Baku, Azerbaijan

Now that the Olympics are over, prepare yourself for the no-holds-barred thrills of…chess
Leon Watson
23 August 2016 • 1:40pm

As the warm glow of the Olympics begins to fade, please spare a thought for another group of GB athletes going for gold: our little-known chessers.

These fearsome gladiators of the 64-square board are gearing up for their own version of the greatest show on earth, the bi-annual Chess Olympiad. But after two weeks of wall-to-wall Olympics coverage – during which, remember, Team GB did pretty well at other sitting down sports – chess’s similarly-named equivalent will get precisely no attention when it starts on September 1.

Unless that is two players die during the competition, which is, unfortunately, what happened last time.

Admittedly there may be very good reasons for chess not making it big in the British consciousness. Wood-pushers don’t tend to have fit, lithe bodies like Max Whitlock, Jason Kenny and Jess Ennis-Hill. And they don’t often endear themselves to us with big outpourings of emotion like Laura Trott or the gymnast Bethany Page.

In all honesty, though, the reason most people will be totally unaware of the Chess Olympiad is probably because the sport (OK, game) is seen in this country as about as boring a pursuit as is humanely possible. It is an obsession for out-of-shape nerds, middle-aged men with furrowed brows and socially-inept child geniuses. Admit you watch chess as a spectator and people will think there’s something wrong with you. Trust me, I know.

Yet that, I would argue, is a big mistake. Chess – which is recognised as a sport by the IOC but has been repeatedly refused entry to the games – may be complex almost to the point where it seems impenetrable, but that is its richness and beauty.

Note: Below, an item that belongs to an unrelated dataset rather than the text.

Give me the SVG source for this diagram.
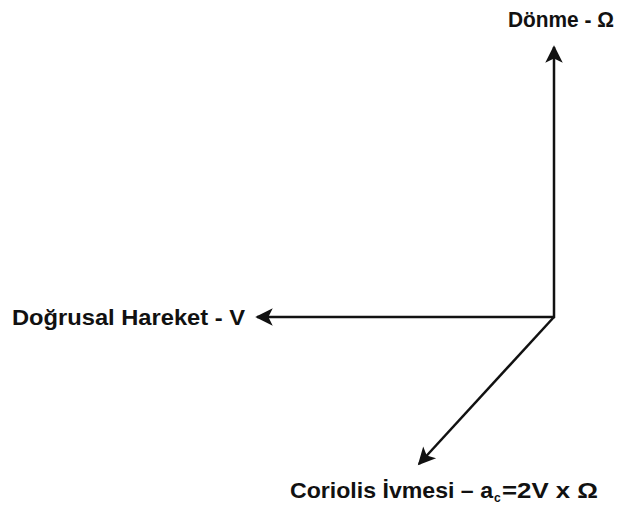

All you need to know is the basic rules, and then you’re on a never-ending learning curve that starts with being able to beat only your granddad and ends with beating a grandmaster at the Olympiad (at least in my dreams). The more you follow it, the more you get drawn into it and before you realise you’re as much an expert on chess as you are on fencing or horse dancing. In fact, the cerebral game is as fascinating and sometimes as fast and furious a sport as any you are likely to claim armchair expertise on.

Believe it or not, chess has thrills and spills, politics and personalities, wild controversies and intrigue by the bucketload. What could be more silly than a challenger earnestly accusing a stony-faced Soviet of getting messages delivered to the table in a bilberry flavoured yoghurt? Or the head of the world governing body – which is reassuringly mired in controversy, just like in football and the Olympics used to be –genuinely thinking he was abducted by aliens (who knows, maybe he was)? In no other game would chairs get X-rayed, or world championship games have to be watched on CCTV from a basement on the insistence of a paranoid participant.